#### EXERCISE DETAILS:
Print the listing in its entirety and exactly, leaving out images.

'''

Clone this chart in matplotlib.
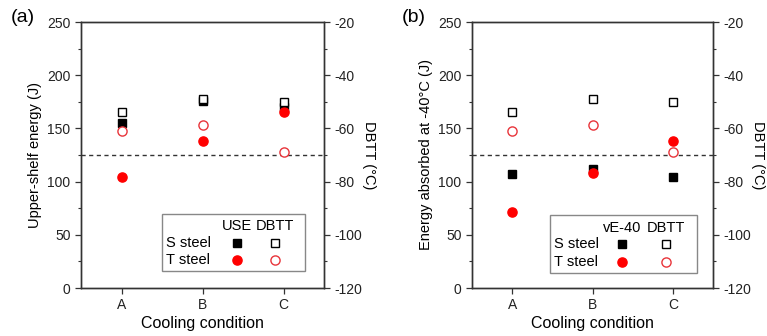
import numpy as np
import matplotlib
matplotlib.use('Agg')
import matplotlib.pyplot as plt
from matplotlib.patches import Rectangle

plt.rcParams['font.family'] = ['Liberation Sans', 'DejaVu Sans']
plt.rcParams['axes.unicode_minus'] = False

# data
conditions = ['A', 'B', 'C']
use_S = [155, 176, 170]          # upper-shelf energy (J)
use_T = [104, 138, 165]
ve40_S = [107, 112, 104]         # energy absorbed at -40C (J)
ve40_T = [71, 108, 138]
dbtt_S = [-54.0, -48.8, -50.0]   # DBTT (C), same in both panels
dbtt_T = [-60.8, -58.8, -68.8]
ref_energy = 125                 # dashed reference line (J)

W, H = 767, 336
fig = plt.figure(figsize=(W / 100, H / 100), dpi=100)

GRAY = '#333333'
RED = '#ff0000'
OPEN_RED = '#e8343a'

sty_S_fill = dict(marker='s', ms=5.6, mfc='black', mec='black', ls='none')
sty_S_open = dict(marker='s', ms=5.6, mfc='white', mec='black', mew=1.0, ls='none')
sty_T_fill = dict(marker='o', ms=6.6, mfc=RED, mec=RED, ls='none')
sty_T_open = dict(marker='o', ms=6.6, mfc='white', mec=OPEN_RED, mew=1.0, ls='none')


def style_axis(ax):
    for s in ax.spines.values():
        s.set_color(GRAY)
        s.set_linewidth(1.0)
    ax.tick_params(which='both', direction='out', colors=GRAY, labelcolor='#222222',
                   labelsize=10)
    ax.tick_params(which='major', length=4, width=0.9)
    ax.tick_params(which='minor', length=2.5, width=0.8)


def panel(rect, tag, tag_x, energy_S, energy_T, ylabel, head, box, cols, rows):
    ax = fig.add_axes(rect)
    x = np.arange(1, len(conditions) + 1)
    ax.set_xlim(0.5, 3.5)
    ax.set_ylim(0, 250)
    ax.set_xticks(x)
    ax.set_xticklabels(conditions)
    ax.set_yticks(np.arange(0, 251, 50))
    ax.set_yticks(np.arange(25, 250, 50), minor=True)
    ax.axhline(ref_energy, color='#333333', lw=1.0, ls=(0, (3, 2.5)))
    ax.plot(x, energy_S, **sty_S_fill, zorder=3)
    ax.plot(x, energy_T, **sty_T_fill, zorder=3)
    ax.set_xlabel('Cooling condition', fontsize=11.5, labelpad=3)
    ax.set_ylabel(ylabel, fontsize=10.5, labelpad=4)
    style_axis(ax)
    ax.tick_params(axis='x', pad=3)

    ax2 = ax.twinx()
    ax2.set_ylim(-120, -20)
    ax2.set_yticks(np.arange(-120, -19, 20))
    ax2.set_yticks(np.arange(-110, -20, 20), minor=True)
    ax2.plot(x, dbtt_S, **sty_S_open, zorder=3)
    ax2.plot(x, dbtt_T, **sty_T_open, zorder=3)
    ax2.set_ylabel('DBTT (°C)', fontsize=10.5, rotation=270, labelpad=10)
    style_axis(ax2)

    fig.text(tag_x / W, 1 - 18 / H, tag, fontsize=14, ha='center', va='center')

    # legend table
    x0, y0, x1, y1 = box
    ax2.add_patch(Rectangle((x0, y0), x1 - x0, y1 - y0, transform=ax.transAxes,
                            fill=True, fc='white', ec='#888888', lw=1.0, zorder=5))
    cx_lab, cx_m1, cx_m2 = cols
    ry_head, ry_S, ry_T = rows
    tk = dict(transform=ax.transAxes, fontsize=10.5, va='center', zorder=6)
    ax2.text(cx_m1, ry_head, head, ha='center', **tk)
    ax2.text(cx_m2, ry_head, 'DBTT', ha='center', **tk)
    ax2.text(cx_lab, ry_S, 'S steel', ha='left', **tk)
    ax2.text(cx_lab, ry_T, 'T steel', ha='left', **tk)
    mk = dict(transform=ax.transAxes, zorder=6, clip_on=False)
    ax2.plot([cx_m1], [ry_S], **sty_S_fill, **mk)
    ax2.plot([cx_m2], [ry_S], **sty_S_open, **mk)
    ax2.plot([cx_m1], [ry_T], **sty_T_fill, **mk)
    ax2.plot([cx_m2], [ry_T], **sty_T_open, **mk)
    return ax


def fx(px, left, width):
    return (px - left) / width


ay0, ay1 = 288, 22
bottom = 1 - ay0 / H
height = (ay0 - ay1) / H


def fy(py):
    return (ay0 - py) / (ay0 - ay1)


# panel (a)
la, ra = 81, 324
panel([la / W, bottom, (ra - la) / W, height], '(a)', 23, use_S, use_T,
      'Upper-shelf energy (J)', 'USE',
      (fx(162, la, ra - la), fy(271), fx(305, la, ra - la), fy(214)),
      (fx(166, la, ra - la), fx(237, la, ra - la), fx(275, la, ra - la)),
      (fy(226), fy(243), fy(260)))

# panel (b)
lb, rb = 472, 713
panel([lb / W, bottom, (rb - lb) / W, height], '(b)', 414, ve40_S, ve40_T,
      'Energy absorbed at -40°C (J)', 'vE-40',
      (fx(550, lb, rb - lb), fy(273), fx(697, lb, rb - lb), fy(215)),
      (fx(554, lb, rb - lb), fx(622, lb, rb - lb), fx(666, lb, rb - lb)),
      (fy(228), fy(244), fy(262)))

fig.savefig('out.png', dpi=100)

'''

#### ANSWER:
Clone this chart in matplotlib.
import numpy as np
import matplotlib
matplotlib.use('Agg')
import matplotlib.pyplot as plt
from matplotlib.patches import Rectangle

plt.rcParams['font.family'] = ['Liberation Sans', 'DejaVu Sans']
plt.rcParams['axes.unicode_minus'] = False

# data
conditions = ['A', 'B', 'C']
use_S = [155, 176, 170]          # upper-shelf energy (J)
use_T = [104, 138, 165]
ve40_S = [107, 112, 104]         # energy absorbed at -40C (J)
ve40_T = [71, 108, 138]
dbtt_S = [-54.0, -48.8, -50.0]   # DBTT (C), same in both panels
dbtt_T = [-60.8, -58.8, -68.8]
ref_energy = 125                 # dashed reference line (J)

W, H = 767, 336
fig = plt.figure(figsize=(W / 100, H / 100), dpi=100)

GRAY = '#333333'
RED = '#ff0000'
OPEN_RED = '#e8343a'

sty_S_fill = dict(marker='s', ms=5.6, mfc='black', mec='black', ls='none')
sty_S_open = dict(marker='s', ms=5.6, mfc='white', mec='black', mew=1.0, ls='none')
sty_T_fill = dict(marker='o', ms=6.6, mfc=RED, mec=RED, ls='none')
sty_T_open = dict(marker='o', ms=6.6, mfc='white', mec=OPEN_RED, mew=1.0, ls='none')


def style_axis(ax):
    for s in ax.spines.values():
        s.set_color(GRAY)
        s.set_linewidth(1.0)
    ax.tick_params(which='both', direction='out', colors=GRAY, labelcolor='#222222',
                   labelsize=10)
    ax.tick_params(which='major', length=4, width=0.9)
    ax.tick_params(which='minor', length=2.5, width=0.8)


def panel(rect, tag, tag_x, energy_S, energy_T, ylabel, head, box, cols, rows):
    ax = fig.add_axes(rect)
    x = np.arange(1, len(conditions) + 1)
    ax.set_xlim(0.5, 3.5)
    ax.set_ylim(0, 250)
    ax.set_xticks(x)
    ax.set_xticklabels(conditions)
    ax.set_yticks(np.arange(0, 251, 50))
    ax.set_yticks(np.arange(25, 250, 50), minor=True)
    ax.axhline(ref_energy, color='#333333', lw=1.0, ls=(0, (3, 2.5)))
    ax.plot(x, energy_S, **sty_S_fill, zorder=3)
    ax.plot(x, energy_T, **sty_T_fill, zorder=3)
    ax.set_xlabel('Cooling condition', fontsize=11.5, labelpad=3)
    ax.set_ylabel(ylabel, fontsize=10.5, labelpad=4)
    style_axis(ax)
    ax.tick_params(axis='x', pad=3)

    ax2 = ax.twinx()
    ax2.set_ylim(-120, -20)
    ax2.set_yticks(np.arange(-120, -19, 20))
    ax2.set_yticks(np.arange(-110, -20, 20), minor=True)
    ax2.plot(x, dbtt_S, **sty_S_open, zorder=3)
    ax2.plot(x, dbtt_T, **sty_T_open, zorder=3)
    ax2.set_ylabel('DBTT (°C)', fontsize=10.5, rotation=270, labelpad=10)
    style_axis(ax2)

    fig.text(tag_x / W, 1 - 18 / H, tag, fontsize=14, ha='center', va='center')

    # legend table
    x0, y0, x1, y1 = box
    ax2.add_patch(Rectangle((x0, y0), x1 - x0, y1 - y0, transform=ax.transAxes,
                            fill=True, fc='white', ec='#888888', lw=1.0, zorder=5))
    cx_lab, cx_m1, cx_m2 = cols
    ry_head, ry_S, ry_T = rows
    tk = dict(transform=ax.transAxes, fontsize=10.5, va='center', zorder=6)
    ax2.text(cx_m1, ry_head, head, ha='center', **tk)
    ax2.text(cx_m2, ry_head, 'DBTT', ha='center', **tk)
    ax2.text(cx_lab, ry_S, 'S steel', ha='left', **tk)
    ax2.text(cx_lab, ry_T, 'T steel', ha='left', **tk)
    mk = dict(transform=ax.transAxes, zorder=6, clip_on=False)
    ax2.plot([cx_m1], [ry_S], **sty_S_fill, **mk)
    ax2.plot([cx_m2], [ry_S], **sty_S_open, **mk)
    ax2.plot([cx_m1], [ry_T], **sty_T_fill, **mk)
    ax2.plot([cx_m2], [ry_T], **sty_T_open, **mk)
    return ax


def fx(px, left, width):
    return (px - left) / width


ay0, ay1 = 288, 22
bottom = 1 - ay0 / H
height = (ay0 - ay1) / H


def fy(py):
    return (ay0 - py) / (ay0 - ay1)


# panel (a)
la, ra = 81, 324
panel([la / W, bottom, (ra - la) / W, height], '(a)', 23, use_S, use_T,
      'Upper-shelf energy (J)', 'USE',
      (fx(162, la, ra - la), fy(271), fx(305, la, ra - la), fy(214)),
      (fx(166, la, ra - la), fx(237, la, ra - la), fx(275, la, ra - la)),
      (fy(226), fy(243), fy(260)))

# panel (b)
lb, rb = 472, 713
panel([lb / W, bottom, (rb - lb) / W, height], '(b)', 414, ve40_S, ve40_T,
      'Energy absorbed at -40°C (J)', 'vE-40',
      (fx(550, lb, rb - lb), fy(273), fx(697, lb, rb - lb), fy(215)),
      (fx(554, lb, rb - lb), fx(622, lb, rb - lb), fx(666, lb, rb - lb)),
      (fy(228), fy(244), fy(262)))

fig.savefig('out.png', dpi=100)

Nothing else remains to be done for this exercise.